We venture below deck to speak with Dimitri Chliouras, who Barrot introduces as one of the Playtime’s managers. Before I can ask a question, Chliouras tells me how disgusted he is with the media’s sudden rush to cover the camps.
“They’re all fighting over ‘who does more for the migrants’ even though it’s complete self interest,” he said. “What’s the problem, the visibility of these people in misery?” he asks me. “Because if we really wanted to house them, there’s room. In Europe we have more empty apartments and houses than homeless people.”
Though he does not demonstrate the same outright contempt for his clients, Chliouras’s voice drips with sarcasm when he tells me how numerous diners complain about the restaurant’s proximity to the migrant camp. “They tell me after they’ve eaten, once the plates have arrived and they’ve had something to drink.”
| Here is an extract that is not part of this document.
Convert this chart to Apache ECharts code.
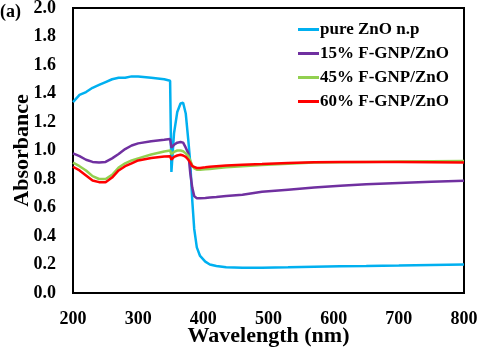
<!DOCTYPE html>
<html>
<head>
<meta charset="utf-8">
<script src="https://cdn.jsdelivr.net/npm/echarts@6/dist/echarts.min.js"></script>
<style>
  html, body { margin: 0; padding: 0; background: #fff; }
  #chart { width: 490px; height: 351px; }
</style>
</head>
<body>
<div id="chart"></div>
<script>
// wavelength (nm), shared by all four spectra
const wavelength = [200, 210, 220, 230, 240, 250, 260, 270, 280, 290, 300, 320, 340, 349, 351,
  355, 360, 365, 369, 373, 377, 380, 383, 386, 390, 395, 403, 410, 420, 435,
  460, 490, 530, 570, 610, 650, 700, 750, 800]

// absorbance values
const pureZnO = [1.34, 1.39, 1.41, 1.44, 1.46, 1.48, 1.50, 1.51, 1.51, 1.52, 1.52, 1.51, 1.50, 1.49, 0.85,
  1.12, 1.27, 1.33, 1.335, 1.26, 1.07, 0.91, 0.65, 0.45, 0.32, 0.26, 0.22, 0.20, 0.19, 0.18,
  0.178, 0.178, 0.18, 0.185, 0.188, 0.19, 0.193, 0.197, 0.20]
const gnp15 = [0.98, 0.96, 0.935, 0.92, 0.915, 0.92, 0.945, 0.975, 1.01, 1.035, 1.05, 1.065, 1.075, 1.08, 1.02,
  1.04, 1.055, 1.06, 1.055, 1.02, 0.98, 0.84, 0.74, 0.68, 0.665, 0.665, 0.667, 0.67, 0.673, 0.68,
  0.69, 0.71, 0.725, 0.74, 0.752, 0.763, 0.772, 0.78, 0.788]
const gnp45 = [0.915, 0.89, 0.86, 0.82, 0.80, 0.80, 0.83, 0.88, 0.91, 0.93, 0.945, 0.972, 0.993, 1.0, 0.975,
  0.99, 1.0, 1.0, 0.995, 0.98, 0.96, 0.93, 0.895, 0.875, 0.865, 0.865, 0.868, 0.87, 0.875, 0.882,
  0.89, 0.898, 0.907, 0.915, 0.918, 0.92, 0.922, 0.924, 0.926]
const gnp60 = [0.886, 0.86, 0.825, 0.79, 0.778, 0.777, 0.81, 0.86, 0.89, 0.91, 0.93, 0.948, 0.958, 0.96, 0.935,
  0.955, 0.965, 0.97, 0.965, 0.955, 0.935, 0.915, 0.89, 0.88, 0.877, 0.878, 0.882, 0.886, 0.89, 0.895,
  0.9, 0.905, 0.912, 0.917, 0.92, 0.92, 0.92, 0.918, 0.915]

const seriesNames = ['pure ZnO n.p', '15% F-GNP/ZnO', '45% F-GNP/ZnO', '60% F-GNP/ZnO']
const seriesColors = ['#00b0f0', '#7030a0', '#92d050', '#ff0000']
const seriesValues = [pureZnO, gnp15, gnp45, gnp60]

const FONT = '"Liberation Serif", "Times New Roman", serif'

const chart = echarts.init(document.getElementById('chart'), null, { renderer: 'canvas' })

const toPairs = (vals) => wavelength.map((w, i) => [w, vals[i]])

const option = {
  animation: false,
  backgroundColor: '#fff',
  grid: {
    left: 73,
    right: 26,
    top: 8,
    bottom: 58,
    outerBoundsMode: 'none',
    containLabel: false,
    show: true,
    borderColor: '#000',
    borderWidth: 2
  },
  legend: {
    orient: 'vertical',
    left: 293,
    top: 16,
    icon: 'rect',
    itemWidth: 21,
    itemHeight: 3,
    itemGap: 7,
    data: seriesNames,
    textStyle: {
      fontFamily: FONT,
      fontWeight: 'bold',
      fontSize: 17,
      lineHeight: 17,
      color: '#000',
      padding: [0, 0, 0, -4]
    }
  },
  xAxis: {
    type: 'value',
    min: 200,
    max: 800,
    interval: 100,
    name: 'Wavelength (nm)',
    nameLocation: 'middle',
    nameGap: 32,
    nameMoveOverlap: false,
    nameTextStyle: { fontFamily: FONT, fontWeight: 'bold', fontSize: 22, color: '#000' },
    axisLine: { lineStyle: { color: '#000', width: 2 } },
    axisTick: { show: false },
    splitLine: { show: false },
    axisLabel: { fontFamily: FONT, fontWeight: 'bold', fontSize: 18, color: '#000', margin: 17 }
  },
  yAxis: {
    type: 'value',
    min: 0,
    max: 2,
    interval: 0.2,
    name: 'Absorbance',
    nameLocation: 'middle',
    nameGap: 40,
    nameMoveOverlap: false,
    nameTextStyle: { fontFamily: FONT, fontWeight: 'bold', fontSize: 22, color: '#000' },
    axisLine: { show: true, lineStyle: { color: '#000', width: 2 } },
    axisTick: { show: false },
    splitLine: { show: false },
    axisLabel: {
      fontFamily: FONT, fontWeight: 'bold', fontSize: 18, color: '#000', margin: 17,
      formatter: (v) => v.toFixed(1)
    }
  },
  graphic: [{
    type: 'text',
    left: 0,
    top: 3,
    style: { text: '(a)', fontFamily: FONT, fontWeight: 'bold', fontSize: 18, fill: '#000' }
  }],
  series: seriesNames.map((name, i) => ({
    name: name,
    type: 'line',
    data: toPairs(seriesValues[i]),
    showSymbol: false,
    symbol: 'none',
    color: seriesColors[i],
    lineStyle: { color: seriesColors[i], width: 2.5 }
  }))
}

chart.setOption(option)
</script>
</body>
</html>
“During the past year we gave away plenty of food,” says Chliouras “but then there were two days when we didn’t have any leftovers and [the residents of the camp] made a scandal out of it, so the bosses told them to never set foot here again.”
It is likely they never will. Anne Hidalgo, the mayor of Paris, has promised the Quai d’Austerlitz migrants lodging in emergency housing centers throughout the city and its suburbs. The residents of the camp are being relocated to emergency shelters, some of which are located outside of Paris, in Nanterre, Boulogne-Billancourt, Pantin and Vincennes.
This initiative may ensure that the people who lived in the Austerlitz camp will be off the streets for the winter. Still, their future in France is anything but certain. Applying for asylum is a notoriously long and bureaucratic process, made all the more difficult by the fact that few have permanent addresses or telephone numbers.
France has pledged to accept 24,000 asylum seekers over two years as part of a European Union crisis plan to aid the increasing numbers of refugees seeking shelter and security in Europe. If the government succeeds in providing the people who lived in the camp at Quai d’Austerlitz with a safe and permanent home in France, it may be an early step in building the necessary infrastructure to receive and care for thousands more of the dispossessed.
But tonight, many refugees and migrants will not enjoy government accommodation. In other camps, like the tent city at the Porte de Saint-Ouen in northwestern Paris, men, women and even young children will continue to brave the cold nights in sleeping bags and nylon tents.